美容院に来た。この頃はずっとショートヘアである。洗うのも乾かすのもめんどくさいという理由で、もう長い間髪は伸ばしていない。今回の美容院は二ヶ月ぶり二回目の利用である。お店に入って席に案内されると、担当の美容師さんが口を開いた。「これ前回落としませんでしたか」。そこにはなんと二ヶ月もの間私が探し続けていたピアスの姿があった。「!!」と驚いて感激のあまりとっさに反応できなかった。私にとっては本当に大切なもので、もう見つからないのだろうなとすっかり諦めていたからである。それがまさかこんなところで再会するとは!はぁぁ奇跡やん!!

 

 

嬉しかったな

いやいや、ちっとも奇跡なんかではない。これは偏にお店側の素晴らしい配慮の賜物である。もちろん単にそういう規定があったから捨てずにいたというだけのことかもしれない。なら、私はその規定に感謝することにしよう。どちらにしろ、私にとっては堪らなく嬉しい出来事であった。嬉しくて嬉しくて、髪を切ってもらっている間、この喜びの根源はなんだろうかとしばらく考えた。大切なものが見つかったからというだけではどうも足りない。優しさに触れたからというのも何か指の隙間から零れ落ちるものを感じる。もっと深くにこの喜びの理由があるはずである。

 

 

不在を大切にするのは大変

そうか。これは私の「不在」に対する気遣いか。シャンプーを終えドライヤーの爆音と爆風の中で突如閃いた。人は普通誰かを目の前にした時、特別な理由がなければ、たとえ全然知らないような人にでも、友好的に接するであろう。それは多分そうする方が楽だからである。だがその人がその場にいないような時はそうではない。その時には自分の本心を言ったりなど自分本来の姿になること、或いはその場に「いる」別の人に友好的な態度でいる方が楽なことになる。

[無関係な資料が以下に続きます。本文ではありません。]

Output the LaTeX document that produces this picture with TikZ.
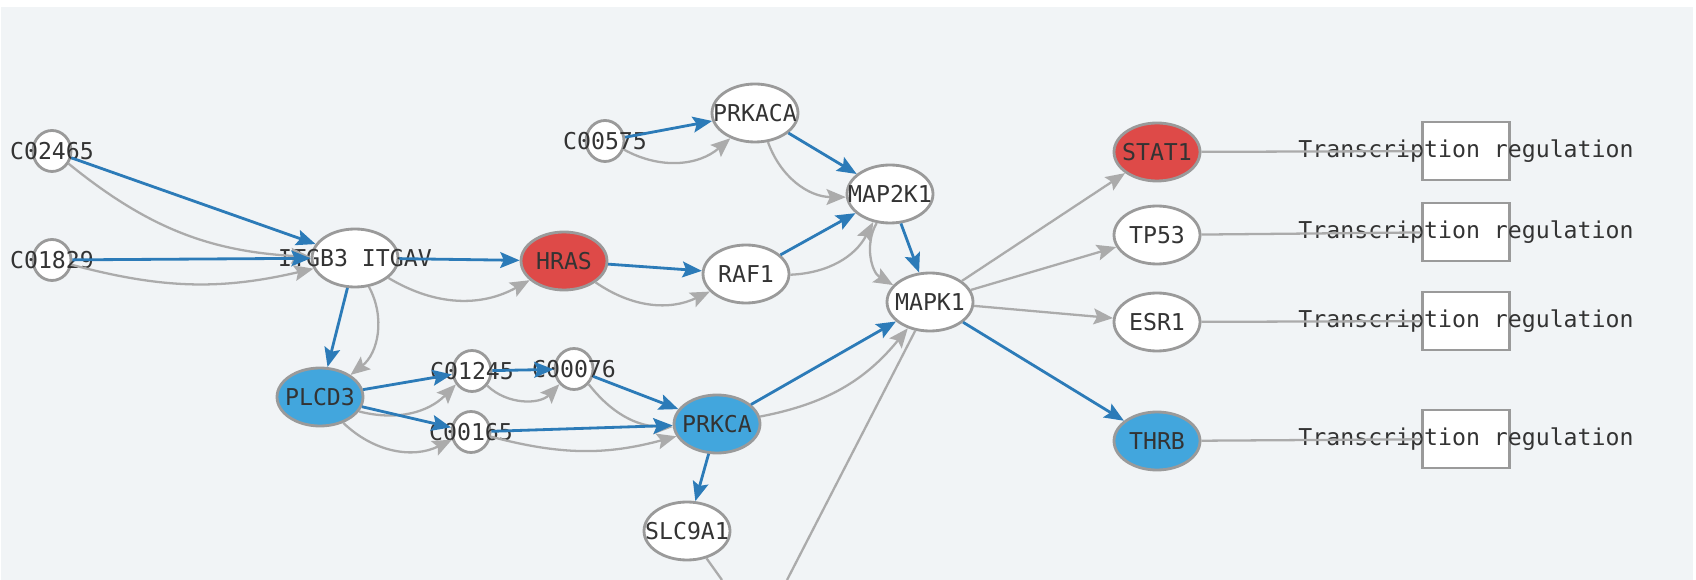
\documentclass[tikz,border=0pt]{standalone}
\usepackage{fontspec}
\newfontfamily\genefont{DejaVu Sans Mono}
\usetikzlibrary{arrows.meta, shapes.geometric, positioning}

\definecolor{bgcol}{HTML}{F1F4F6}
\definecolor{rimcol}{HTML}{9A9A9A}
\definecolor{redfill}{HTML}{DE4A48}
\definecolor{bluefill}{HTML}{42A6DD}
\definecolor{bluearc}{HTML}{2C7BB8}
\definecolor{greyarc}{HTML}{ABABAB}
\definecolor{txtcol}{HTML}{333333}

\newcommand{\overtxt}[1]{\makebox[0pt]{#1}}

\begin{document}
\begin{tikzpicture}[x=0.02cm, y=-0.02cm,
    >={Stealth[length=11pt, width=9pt, inset=2pt]},
    gene/.style={ellipse, draw=rimcol, line width=1.6pt, fill=white,
      minimum width=1.72cm, minimum height=1.16cm, inner sep=0pt,
      text=txtcol, font=\genefont\fontsize{13.2}{15}\selectfont},
    redgene/.style={gene, fill=redfill},
    bluegene/.style={gene, fill=bluefill},
    cpd/.style={gene, minimum width=0.76cm, minimum height=0.82cm},
    tbox/.style={gene, rectangle, minimum width=1.74cm, minimum height=1.16cm},
    act/.style={->, bluearc, line width=1.6pt},
    rel/.style={->, greyarc, line width=1.3pt},
    link/.style={greyarc, line width=1.3pt}]

      \fill[white] (0, 0) rectangle (1696, 580);
      \fill[bgcol] (1, 7) rectangle (1693, 580);
      \useasboundingbox (0, 0) rectangle (1696, 580);

      \node[cpd] (c02465) at (52, 151) {\overtxt{C02465}};
      \node[cpd] (c01829) at (52, 260) {\overtxt{C01829}};
      \node[gene] (itg) at (355, 258) {\overtxt{ITGB3 ITGAV}};
      \node[redgene] (hras) at (564, 261) {\overtxt{HRAS}};
      \node[gene] (raf1) at (746, 274) {\overtxt{RAF1}};
      \node[cpd] (c00575) at (605, 141) {\overtxt{C00575}};
      \node[gene] (prkaca) at (755, 113) {\overtxt{PRKACA}};
      \node[gene] (map2k1) at (890, 194) {\overtxt{MAP2K1}};
      \node[gene] (mapk1) at (930, 302) {\overtxt{MAPK1}};
      \node[bluegene] (plcd3) at (320, 397) {\overtxt{PLCD3}};
      \node[cpd] (c01245) at (472, 371) {\overtxt{C01245}};
      \node[cpd] (c00076) at (574, 369) {\overtxt{C00076}};
      \node[cpd] (c00165) at (471, 432) {\overtxt{C00165}};
      \node[bluegene] (prkca) at (717, 424) {\overtxt{PRKCA}};
      \node[gene] (slc9a1) at (687, 531) {\overtxt{SLC9A1}};

      \node[redgene] (stat1) at (1157, 152) {\overtxt{STAT1}};
      \node[gene] (tp53) at (1157, 235) {\overtxt{TP53}};
      \node[gene] (esr1) at (1157, 322) {\overtxt{ESR1}};
      \node[bluegene] (thrb) at (1157, 441) {\overtxt{THRB}};

      \node[tbox] (trans1) at (1466, 151) {\overtxt{Transcription regulation}};
      \node[tbox] (trans2) at (1466, 232) {\overtxt{Transcription regulation}};
      \node[tbox] (trans3) at (1466, 321) {\overtxt{Transcription regulation}};
      \node[tbox] (trans4) at (1466, 439) {\overtxt{Transcription regulation}};

      \coordinate (offa) at (787, 580);
      \coordinate (offb) at (722, 580);

      \draw[act] (c02465) -- (itg);
      \draw[rel] (c02465) to[bend right=18] (itg);
      \draw[act] (c01829) -- (itg);
      \draw[rel] (c01829) to[bend right=14] (itg);
      \draw[act] (itg) -- (hras);
      \draw[rel] (itg) to[bend right=30] (hras);
      \draw[act] (itg) -- (plcd3);
      \draw[rel] (itg) to[bend left=40] (plcd3);
      \draw[act] (hras) -- (raf1);
      \draw[rel] (hras) to[bend right=30] (raf1);
      \draw[act] (c00575) -- (prkaca);
      \draw[rel] (c00575) to[bend right=35] (prkaca);
      \draw[act] (prkaca) -- (map2k1);
      \draw[rel] (prkaca) to[bend right=35] (map2k1);
      \draw[act] (raf1) -- (map2k1);
      \draw[rel] (raf1) to[bend right=30] (map2k1);
      \draw[act] (map2k1) -- (mapk1);
      \draw[rel] (map2k1) to[bend right=45] (mapk1);
      \draw[act] (plcd3) -- (c01245);
      \draw[rel] (plcd3) to[bend right=30] (c01245);
      \draw[act] (plcd3) -- (c00165);
      \draw[rel] (plcd3) to[bend right=35] (c00165);
      \draw[act] (c01245) -- (c00076);
      \draw[rel] (c01245) to[bend right=45] (c00076);
      \draw[act] (c00076) -- (prkca);
      \draw[rel] (c00076) to[bend right=25] (prkca);
      \draw[act] (c00165) -- (prkca);
      \draw[rel] (c00165) to[bend right=15] (prkca);
      \draw[act] (prkca) -- (mapk1);
      \draw[rel] (prkca) to[bend right=20] (mapk1);
      \draw[act] (prkca) -- (slc9a1);

      \draw[rel] (mapk1) -- (stat1);
      \draw[rel] (mapk1) -- (tp53);
      \draw[rel] (mapk1) -- (esr1);
      \draw[act] (mapk1) -- (thrb);

      \draw[link] (stat1) -- (trans1);
      \draw[link] (tp53) -- (trans2);
      \draw[link] (esr1) -- (trans3);
      \draw[link] (thrb) -- (trans4);

      \draw[link] (mapk1) -- (offa);
      \draw[link] (slc9a1) -- (offb);

    \end{tikzpicture}
\end{document}
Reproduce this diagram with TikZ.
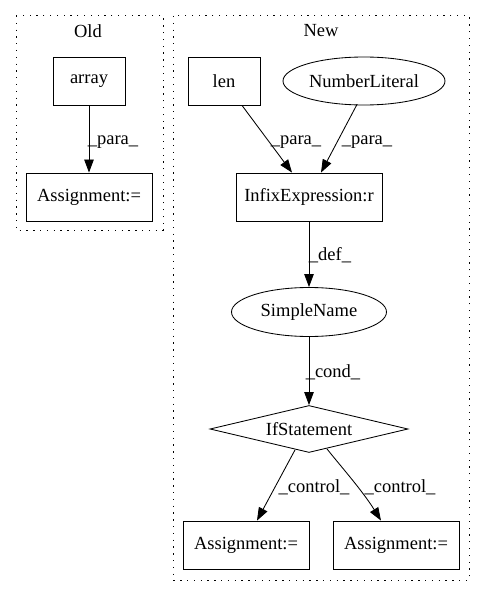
\documentclass[tikz,border=0pt]{standalone}
\usepackage{fontspec}
\setmainfont{Liberation Serif}
\usetikzlibrary{arrows.meta,shapes.geometric,calc}
\begin{document}
\begin{tikzpicture}[x=1pt,y=-1pt,
  every node/.style={font=\fontsize{18.5}{21}\selectfont, inner sep=0pt},
  box/.style={draw, rectangle, line width=0.85pt, minimum height=48pt},
  oval/.style={draw, ellipse, line width=0.85pt, minimum height=48pt},
  cluster/.style={line width=1pt, dash pattern=on 1.3pt off 5.5pt},
  edge/.style={line width=0.85pt, -{Triangle[length=13pt,width=9.5pt]}},
  elabel/.style={anchor=center}]
\useasboundingbox (0,0) rectangle (485,596);
% clusters
\draw[cluster] (16,16) rectangle (163,230);
\draw[cluster] (173,16) rectangle (469,580);
\node (oldlbl) at (88,31) {Old};
\node (newlbl) at (321,31) {New};
% nodes
\node[box, minimum width=72pt] (array) at (89,81) {array};
\node[box, minimum width=126pt] (assignOld) at (89,197) {Assignment:=};
\node[box, minimum width=72pt] (len) at (224,81) {len};
\node[oval, minimum width=162pt] (numlit) at (364,81) {NumberLiteral};
\node[box, minimum width=146pt] (infix) at (309,197) {InfixExpression:r};
\node[oval, minimum width=155pt, minimum height=49pt] (simple) at (309,312) {SimpleName};
\node[draw, diamond, line width=0.85pt, aspect=4.2, minimum width=198pt, minimum height=47pt] (ifst) at (309,429) {IfStatement};
\node[box, minimum width=126pt] (assignL) at (246,545) {Assignment:=};
\node[box, minimum width=126pt] (assignR) at (396,545) {Assignment:=};
% edges
\draw[edge] (array.south) -- (assignOld.north);
\draw[edge] ($(len.south)+(18,0)$) -- ($(infix.north)+(-17,0)$);
\draw[edge] ($(numlit.south)+(-7,-1)$) -- ($(infix.north)+(12,0)$);
\draw[edge] (infix.south) -- (simple.north);
\draw[edge] (simple.south) -- (ifst.north);
\draw[edge] ($(ifst.south)+(-14,-3)$) -- ($(assignL.north)+(11,0)$);
\draw[edge] ($(ifst.south)+(18,-4)$) .. controls (338,463) and (362,490) .. ($(assignR.north)+(-15,0)$);
% edge labels
\node[elabel] (l1) at (113,142) {\_para\_};
\node[elabel] (l2) at (296,142) {\_para\_};
\node[elabel] (l3) at (367,142) {\_para\_};
\node[elabel] (l4) at (330,255) {\_def\_};
\node[elabel] (l5) at (333,372) {\_cond\_};
\node[elabel] (l6) at (314,487) {\_control\_};
\node[elabel] (l7) at (400,487) {\_control\_};
\end{tikzpicture}
\end{document}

目の前に「ないもの」に対してよい態度を維持するのは、人間にとって労力のいることである。もう来るかどうかも分からないひとりのお客さんでしかない自分に、そこまで労力をかけてくれた。嬉しさの正体はきっとこれだろうと思う。

 

 

世界は思っているより優しいのかもしれない

ピアスを取っておいてくれてただけの事やん、自意識過剰やで。うん。本当そう思う。普通に考えたら、電話が来たりまたお店に来たりする可能性があるから置いておこうという、それだけの話なのかもしれない。でも深く考えたおかげで得られたものがあった。生きていると時たまこうして人の優しさに触れることができる。今回はたまたまお店にもう一度足を運んだから、その優しさに気づけたけれど、もしかしたら私が気づいていないところで、もっともっとたくさんの優しさが自分の周りに溢れているのかもしれない。なんて。それこそ自意識過剰かな。